Chapter 20: Quiz


1. A healthy boundary is best described as:

  • A) Telling other people what they can and can't do
  • B) A clearly communicated limit on what behavior you will accept, combined with what you will do if the limit is crossed — involving reciprocity and flexibility
  • C) Avoiding all uncomfortable situations
  • D) Cutting off anyone who disagrees with you

Answer: B. Healthy boundaries involve clear communication, consistency, reciprocity, and flexibility. They're about YOUR behavior, not controlling others.


2. Evidence-based self-care primarily involves:

  • A) Bath bombs, candles, and weighted blankets
  • B) Adequate sleep, regular exercise, social connection, stress management, and seeking professional help when needed
  • C) Spending money on yourself
  • D) Canceling all obligations

Answer: B. Evidence-based self-care focuses on sustainable health behaviors, not consumer products.


3. The word "toxic" has undergone concept creep because:

  • A) More things are genuinely toxic than before
  • B) It has expanded from describing genuinely harmful relationship patterns to describing any interpersonal behavior the speaker dislikes
  • C) Toxicology has become a more popular field
  • D) Only toxic people use the word "toxic"

Answer: B. "Toxic" now describes everything from domestic abuse to a coworker who gives critical feedback, reducing its precision to near zero.

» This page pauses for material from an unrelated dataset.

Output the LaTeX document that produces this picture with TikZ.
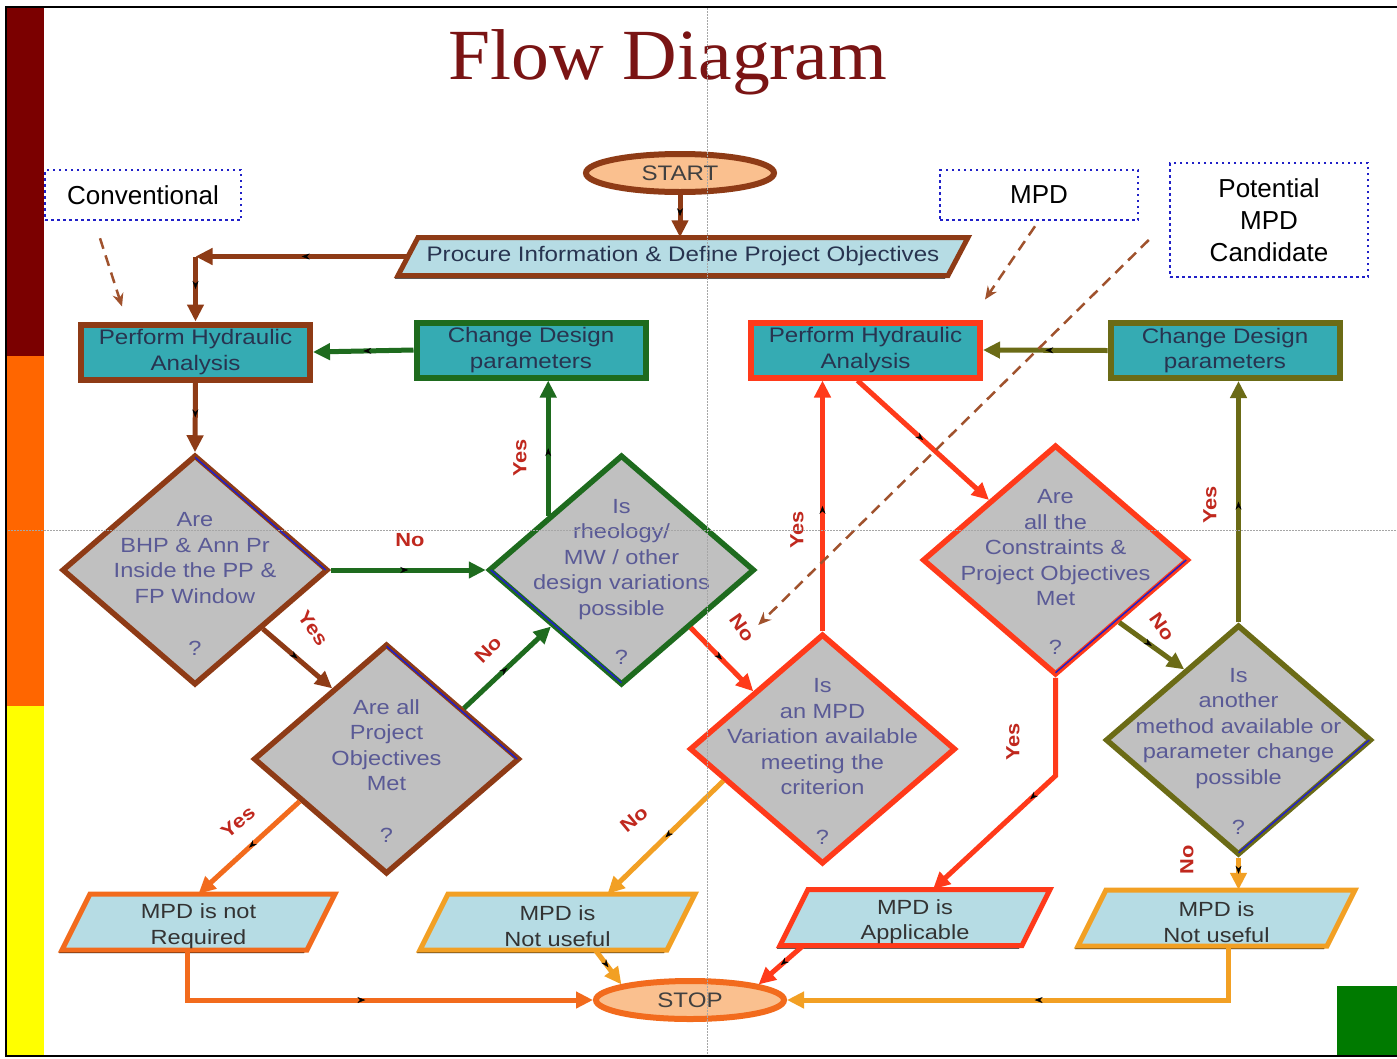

4. In clinical PTSD treatment, a "trigger" refers to:

  • A) Anything that makes someone uncomfortable
  • B) A stimulus that activates the trauma response — flashbacks, dissociation, hyperarousal — resembling some aspect of the traumatic event
  • C) A gun trigger
  • D) Any strong emotional reaction

Answer: B. Clinical triggers are specific stimuli that activate involuntary trauma responses. The popular expansion to "anything upsetting" dilutes the clinical concept.


5. Research on trigger warnings (Bellet et al., 2018; Jones et al., 2020) has found:

  • A) They significantly reduce distress
  • B) They have no effect on distress and may increase anticipatory anxiety
  • C) They cure PTSD
  • D) They are required by law

Answer: B. Multiple studies find that trigger warnings do not reduce distress and may actually increase anticipatory anxiety — contrary to their intended purpose.


6. The chapter's test for whether a "boundary" is healthy or avoidant is:

  • A) Whether other people agree with it
  • B) Whether it helps you engage with the world more effectively (healthy) or avoid the world more completely (avoidant)
  • C) Whether it makes you feel good
  • D) Whether a therapist recommended it

Answer: B. Healthy boundaries increase capacity for connection. Avoidance boundaries decrease it. The functional test is about engagement vs. withdrawal.


7. The commercialization of self-care has the consequence of:

  • A) Making self-care more effective
  • B) Reframing consumption as health behavior and individualizing systemic problems
  • C) Making products cheaper
  • D) Eliminating the need for therapy

Answer: B. Commercial self-care reframes buying products as therapeutic while ignoring that many people's distress stems from systemic issues (overwork, underpay) that individual consumption can't address.


8. Therapeutic language in everyday life helps when it:

  • A) Replaces all other forms of communication
  • B) Normalizes help-seeking, provides vocabulary for genuine experiences, and reduces stigma
  • C) Is used to avoid accountability
  • D) Makes conversations longer

Answer: B. Therapeutic language is genuinely helpful when it provides tools for communication, reduces stigma, and encourages professional help-seeking.


9. Therapeutic language harms when it:

  • A) Is used by therapists
  • B) Pathologizes normal experience, creates therapeutic dependency, replaces direct communication, and becomes an avoidance strategy
  • C) Is written in books
  • D) Is taught in schools

Answer: B. When every discomfort is a trigger, every difficult person is toxic, and every challenge requires healing, therapeutic language pathologizes normal life and enables avoidance.


10. Instead of saying someone is "toxic," the chapter recommends:

  • A) Using an even stronger label
  • B) Describing the specific behavior ("gives demeaning feedback," "consistently cancels plans") because specific descriptions suggest specific, actionable responses
  • C) Never discussing interpersonal problems
  • D) Only using clinical diagnoses

Answer: B. Specific behavioral descriptions are more accurate, more actionable, and less likely to foreclose solutions than the catch-all label "toxic."